Smart Meter-Einführung kontrovers

Eine Entwicklung, die bei den befragten Europäern in diesem Kontext äußerst kontrovers diskutiert wurde, ist die Einführung von intelligenten Stromzählern (Smart Metern) in der EU. „50 Prozent waren dafür, 50 Prozent dagegen. Die Befürchtungen waren, dass die neuen Zähler nicht effektiv sind und sie für eine Energiewende nicht benötigt werden“, so Friedewald. „Mein Eindruck ist: Die Einführung von Smart Metern ist etwas zu früh und zu vehement geführt worden. Die Energieersparnis liegt zwischen drei und sieben Prozent und ist geringer als die notwendigen Investitionskosten“, sagt Friedewald.

Eine große Ablehnung gab es zudem bei Deep Packet Inspection (DPI), der NSA-Überwachung oder verdachtsunabhängiger Massenüberwachung aller Bürger, befürwortet wurden Maßnahmen etwa in einem spezifischen Kontext, wie etwa die Überwachung bei Sportveranstaltungen oder den Einsatz von Biometrie zur Identifikation.

Ohne Vertrauen geht es nicht

Das Fazit beider Studien lautet: Bürger sind durchaus bereit, unter bestimmten Umständen Eingriffe in die Privatsphäre für mehr Sicherheit zu akzeptieren, aber die Maßnahmen müssen unter strenger Kontrolle eingesetzt werden und effektiv sein. „Wenn etwas Sinn macht, sind Bürger durchaus bereit darüber zu diskutieren. Allerdings ist hier das Vertrauen ein zentrales Element“, erklärt Friedewald.

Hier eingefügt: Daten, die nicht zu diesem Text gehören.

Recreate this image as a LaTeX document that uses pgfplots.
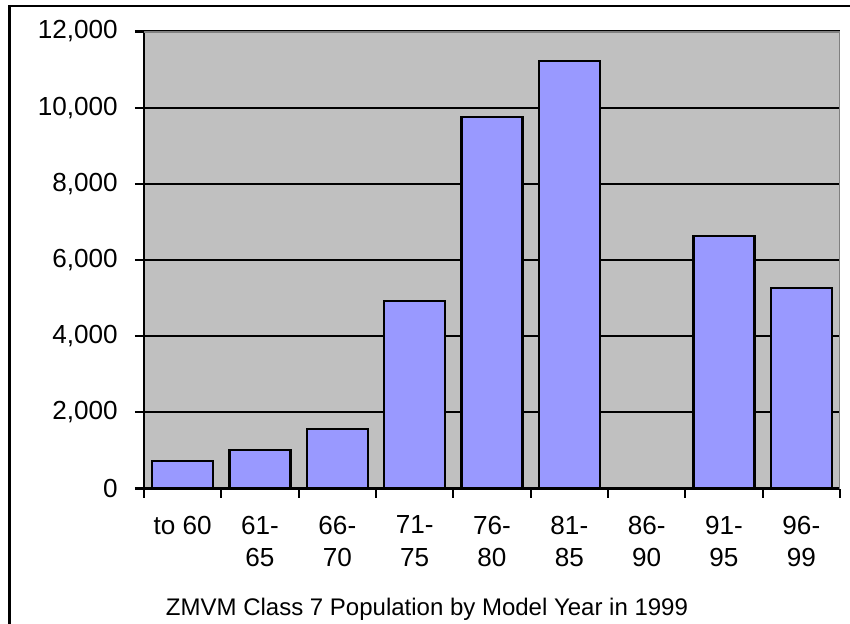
\documentclass[border=0pt]{standalone}
\usepackage{pgfplots}
\pgfplotsset{compat=1.18}
\usepackage{fontspec}
\setmainfont{Liberation Sans}
\definecolor{plotbg}{RGB}{192,192,192}
\definecolor{barfill}{RGB}{153,153,255}
\definecolor{framegray}{RGB}{128,128,128}

\begin{document}
\begin{tikzpicture}
\path[use as bounding box] (0,0) rectangle (637.5pt,-468pt);
% chart frame (only its left and top edges fall inside the page)
\draw[line width=2pt] (7.3pt,-500pt) -- (7.3pt,-4.4pt) -- (660pt,-4.4pt);
\begin{axis}[
  at={(108pt,-366.4pt)}, anchor=south west,
  scale only axis, width=522pt, height=342.75pt,
  xmin=-0.5, xmax=8.5, ymin=0, ymax=12000,
  axis background/.style={fill=plotbg},
  axis x line*=bottom, axis y line*=left,
  axis line style={-, black, line width=1.6pt},
  ytick={0,2000,...,12000},
  ymajorgrids, major grid style={black, line width=1.6pt},
  scaled y ticks=false,
  /pgf/number format/.cd, 1000 sep={,}, assume math mode=true,
  /pgfplots/.cd,
  xtick={0,...,8},
  xticklabels={to 60, 61-\\65, 66-\\70, 71-\\75, 76-\\80, 81-\\85, 86-\\90, 91-\\95, 96-\\99},
  minor xtick={-0.5,0.5,...,8.5},
  major x tick style={draw=none},
  tick align=outside,
  major tick length=6.75pt, minor tick length=6.75pt,
  tick style={black, line width=1.6pt},
  yticklabel style={font=\fontsize{19.6}{22}\selectfont, anchor=east, inner sep=0pt, xshift=-12.75pt},
  xticklabel style={font=\fontsize{19.6}{24.2}\selectfont, align=center, anchor=north, inner sep=0pt, yshift=-13.5pt},
  ybar, bar width=0.79, bar shift=0pt,
]
\addplot[fill=barfill, draw=black, line width=1.6pt] coordinates {
  (0,730) (1,1010) (2,1570) (3,4930) (4,9760) (5,11230) (6,0) (7,6630) (8,5270)
};
\draw[framegray, line width=2pt] (rel axis cs:0,1) -- (rel axis cs:1,1) -- (rel axis cs:1,0);
\end{axis}
\node[anchor=base, font=\fontsize{18}{20}\selectfont] at (320.25pt,-461.25pt) {ZMVM Class 7 Population by Model Year in 1999};
\end{tikzpicture}
\end{document}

Und genau dieses Vertrauen sei bei den Bürgern massiv verloren gegangen, weil sie nicht von Anfang an in die Entscheidungsprozesse eingebunden waren. „Das muss man beim Entwurf gesellschaftlich akzeptabler Lösungen berücksichtigen“, so Friedewald. Vor allem Deutschland, Österreich, Luxemburg, Spanien und Griechenland seien „besonders kritisch“, wenn es um den Einsatz von Überwachungstechnologien geht.

Wenig Aktivismus

Allerdings ist nur ein kleiner Teil der Bevölkerung bereit, für ihre Grundrechte aktiv einzutreten. „Der Großteil der Bevölkerung sieht das nicht als seine Aufgabe an“, erklärt Cas. „Es muss Aufgabe des Staates sein, für Schutz gegen Datenmissbrauch zu sorgen. Doch bestehende Bestimmungen werden derzeit oft nicht effizient durchgesetzt“, kritisiert Cas.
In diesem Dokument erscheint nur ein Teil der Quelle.